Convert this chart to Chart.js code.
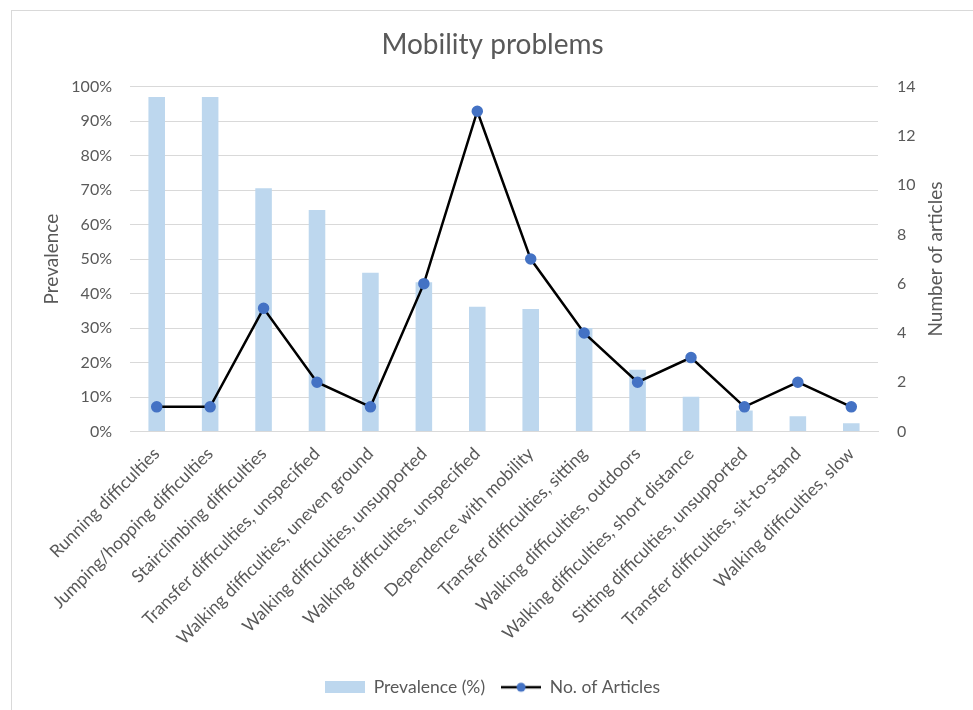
<!DOCTYPE html>
<html>
<head>
<meta charset="utf-8">
<script src="https://cdn.jsdelivr.net/npm/chart.js@4.4.1/dist/chart.umd.min.js"></script>
<style>
  html, body { margin: 0; padding: 0; background: #fff; overflow: hidden; }
  #frame { position: absolute; left: 11px; top: 10px; right: -5px; bottom: -5px; border-left: 1px solid #d9d9d9; border-top: 1px solid #d9d9d9; }
  #myChart { position: absolute; left: 0; top: 0; }
</style>
</head>
<body>
<div id="frame"></div>
<canvas id="myChart" width="973" height="710"></canvas>
<script>
const categories = [
  "Running difficulties",
  "Jumping/hopping difficulties",
  "Stairclimbing difficulties",
  "Transfer difficulties, unspecified",
  "Walking difficulties, uneven ground",
  "Walking difficulties, unsupported",
  "Walking difficulties, unspecified",
  "Dependence with mobility",
  "Transfer difficulties, sitting",
  "Walking difficulties, outdoors",
  "Walking difficulties, short distance",
  "Sitting difficulties, unsupported",
  "Transfer difficulties, sit-to-stand",
  "Walking difficulties, slow"
];
const prevalence = [97, 97, 70.5, 64.2, 46, 43.3, 36.2, 35.5, 30, 17.9, 10.1, 6.1, 4.4, 2.4];
const articles = [1, 1, 5, 2, 1, 6, 13, 7, 4, 2, 3, 1, 2, 1];
const prevalenceTicks = [0, 10, 20, 30, 40, 50, 60, 70, 80, 90, 100];
const articleTicks = [0, 2, 4, 6, 8, 10, 12, 14];

const textColor = '#595959';
const fontFamily = 'Lato, "Open Sans", sans-serif';

// legend swatches
function barSwatch() {
  const c = document.createElement('canvas');
  c.width = 40; c.height = 12;
  const ctx = c.getContext('2d');
  ctx.fillStyle = '#bdd7ee';
  ctx.fillRect(0, 0, 40, 12);
  return c;
}
function lineSwatch() {
  const c = document.createElement('canvas');
  c.width = 40; c.height = 12;
  const ctx = c.getContext('2d');
  ctx.strokeStyle = '#000';
  ctx.lineWidth = 2.5;
  ctx.beginPath(); ctx.moveTo(0, 6); ctx.lineTo(40, 6); ctx.stroke();
  ctx.fillStyle = '#4472c4';
  ctx.beginPath(); ctx.arc(20, 6, 4.5, 0, Math.PI * 2); ctx.fill();
  return c;
}

// both axis titles read bottom to top
const axisTitles = {
  id: 'axisTitles',
  afterDraw(chart) {
    const ctx = chart.ctx;
    const area = chart.chartArea;
    const midY = (area.top + area.bottom) / 2;
    [[52, 'Prevalence'], [936, 'Number of articles']].forEach(([x, text]) => {
      ctx.save();
      ctx.translate(x, midY);
      ctx.rotate(-Math.PI / 2);
      ctx.font = '19px ' + fontFamily;
      ctx.fillStyle = textColor;
      ctx.textAlign = 'center';
      ctx.textBaseline = 'middle';
      ctx.fillText(text, 0, 0);
      ctx.restore();
    });
  }
};

new Chart('myChart', {
  type: 'bar',
  data: {
    labels: categories,
    datasets: [{
      type: 'bar',
      label: 'Prevalence (%)',
      data: prevalence,
      backgroundColor: '#bdd7ee',
      barPercentage: 0.31,
      categoryPercentage: 1,
      yAxisID: 'y',
      order: 1
    }, {
      type: 'line',
      label: 'No. of Articles',
      data: articles,
      borderColor: '#000',
      borderWidth: 2.5,
      pointRadius: 4.5,
      pointBackgroundColor: '#4472c4',
      pointBorderColor: '#4472c4',
      tension: 0,
      yAxisID: 'y1',
      order: 0
    }]
  },
  options: {
    responsive: false,
    animation: false,
    layout: { padding: { left: 12, right: 0, top: 0, bottom: 4 } },
    plugins: {
      title: {
        display: true,
        text: 'Mobility problems',
        color: textColor,
        font: { family: fontFamily, size: 28, weight: 'normal' },
        padding: { top: 28, bottom: 25 }
      },
      legend: {
        position: 'bottom',
        labels: {
          usePointStyle: true,
          pointStyleWidth: 40,
          color: textColor,
          font: { family: fontFamily, size: 17.5 },
          padding: 16,
          generateLabels(chart) {
            return chart.data.datasets.map((ds, i) => ({
              text: ds.label,
              datasetIndex: i,
              pointStyle: i === 0 ? barSwatch() : lineSwatch(),
              fontColor: textColor,
              lineWidth: 0,
              strokeStyle: 'transparent',
              fillStyle: 'transparent'
            }));
          }
        }
      },
      tooltip: { enabled: false }
    },
    scales: {
      x: {
        grid: { display: false },
        border: { color: '#d9d9d9' },
        ticks: {
          color: textColor,
          font: { family: fontFamily, size: 17.5 },
          minRotation: 45,
          maxRotation: 45,
          autoSkip: false,
          padding: 4
        },
        afterFit(scale) { scale.height = 231; }
      },
      y: {
        position: 'left',
        min: 0,
        max: 100,
        afterBuildTicks(scale) { scale.ticks = prevalenceTicks.map(v => ({ value: v })); },
        grid: { color: '#d9d9d9', drawTicks: false },
        border: { display: false },
        ticks: {
          color: textColor,
          font: { family: fontFamily, size: 16 },
          padding: 18,
          callback: v => v + '%'
        },
        afterFit(scale) { scale.width = 118; }
      },
      y1: {
        position: 'right',
        min: 0,
        max: 14,
        afterBuildTicks(scale) { scale.ticks = articleTicks.map(v => ({ value: v })); },
        grid: { display: false, drawTicks: false },
        border: { display: false },
        ticks: {
          color: textColor,
          font: { family: fontFamily, size: 16 },
          padding: 19
        },
        afterFit(scale) { scale.width = 95; }
      }
    }
  },
  plugins: [axisTitles]
});
</script>
</body>
</html>
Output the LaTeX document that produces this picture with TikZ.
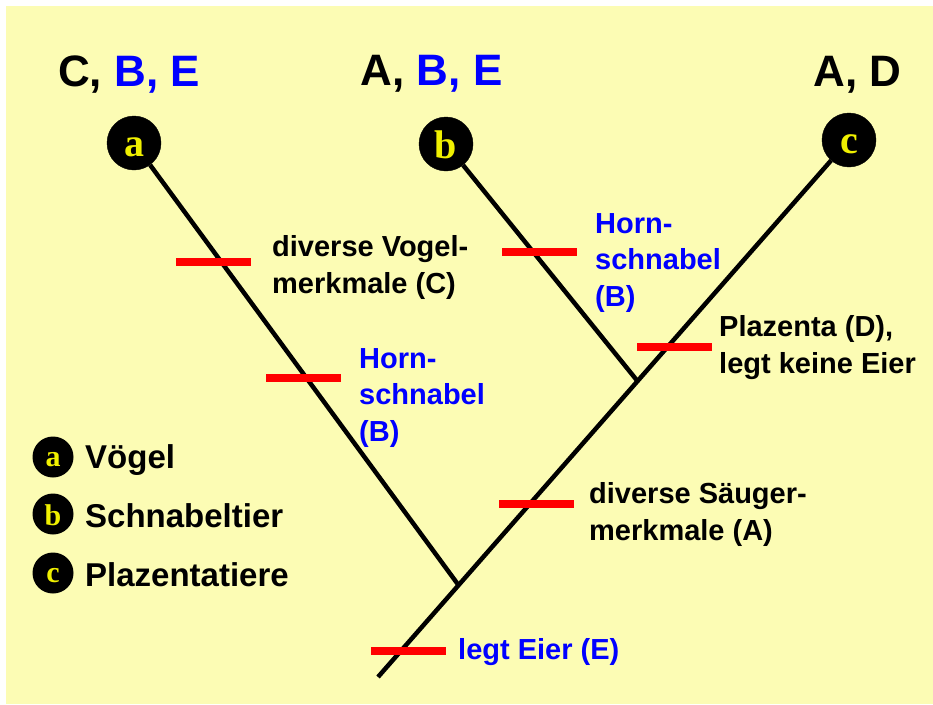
\documentclass[tikz,border=0pt]{standalone}
\usepackage{fontspec}
\setmainfont{Liberation Sans}
\newfontfamily\letterfont{Liberation Serif}
\usetikzlibrary{calc}
\definecolor{bgyellow}{RGB}{252,252,180}
\definecolor{lettery}{RGB}{240,240,0}
\definecolor{barred}{RGB}{255,0,0}
\definecolor{txtblue}{RGB}{0,0,255}
\tikzset{
  taxon/.style={circle, fill=black, draw=black, minimum size=54pt, inner sep=0pt,
    text=lettery, font=\letterfont\bfseries\fontsize{40}{40}\selectfont,
    text height=26pt, text depth=0pt},
  legtaxon/.style={circle, fill=black, minimum size=41pt, inner sep=0pt,
    text=lettery, font=\letterfont\bfseries\fontsize{30}{30}\selectfont,
    text height=19pt, text depth=0pt},
  tall/.style={text height=29pt},
  legtall/.style={text height=22pt},
  branch/.style={line width=4.5pt, black},
  bar/.style={rectangle, fill=barred, minimum width=75pt, minimum height=8pt, inner sep=0pt},
  toplbl/.style={anchor=base, inner sep=0pt, font=\bfseries\fontsize{44}{44}\selectfont},
  lbl/.style={anchor=base west, inner sep=0pt, align=left, font=\bfseries\fontsize{29}{36.5}\selectfont},
  leglbl/.style={anchor=base west, inner sep=0pt, font=\bfseries\fontsize{33}{33}\selectfont},
}
\begin{document}
\begin{tikzpicture}[x=1pt,y=-1pt]
\useasboundingbox (0,0) rectangle (933,704);
\fill[bgyellow] (6,6) rectangle (933,704);

% taxa
\node[taxon] (a) at (134,143) {a};
\node[taxon, tall] (b) at (446,144) {b};
\node[taxon] (c) at (849,140) {c};

\coordinate (root) at (378,677);
\coordinate (ja) at ($(root)!0.171!(c.center)$);
\coordinate (jb) at ($(root)!0.551!(c.center)$);

% branches
\draw[branch] (root) -- (ja) -- (jb) -- (c);
\draw[branch] (a) -- (ja);
\draw[branch] (b) -- (jb);

% red bars
\node[bar] (bar1) at (213,262) {};
\node[bar] (bar2) at (303,378) {};
\node[bar] (bar3) at (539.5,252) {};
\node[bar] (bar4) at (674,347) {};
\node[bar] (bar5) at (536.5,504) {};
\node[bar] (bar6) at (408,651) {};

% top labels
\node[toplbl] (la) at (129,86) {C, \textcolor{txtblue}{B, E}};
\node[toplbl] (lb) at (431.5,85) {A, \textcolor{txtblue}{B, E}};
\node[toplbl] (lc) at (857.5,86) {A, D};

% character labels (anchor = baseline of last line)
\node[lbl] (t1) at (272,293) {diverse Vogel-\\merkmale (C)};
\node[lbl, text=txtblue] (t2) at (359,441) {Horn-\\schnabel\\(B)};
\node[lbl, text=txtblue] (t3) at (595,306) {Horn-\\schnabel\\(B)};
\node[lbl] (t4) at (719,373) {Plazenta (D),\\legt keine Eier};
\node[lbl] (t5) at (589,540) {diverse Säuger-\\merkmale (A)};
\node[lbl, text=txtblue] (t6) at (458,659) {legt Eier (E)};

% legend
\node[legtaxon] (ka) at (53,457) {a};
\node[legtaxon, legtall] (kb) at (53,514) {b};
\node[legtaxon] (kc) at (53,573) {c};
\node[leglbl] (ta) at (85,468) {Vögel};
\node[leglbl] (tb) at (85,527) {Schnabeltier};
\node[leglbl] (tc) at (85,586) {Plazentatiere};
\end{tikzpicture}
\end{document}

________________________________________

* _PROBLEM STATEMENT_
In the records above, find each line holding "this" and copy it.

* _OUTPUT_
Convert this chart to Chart.js code.
Output the LaTeX document that produces this picture with TikZ.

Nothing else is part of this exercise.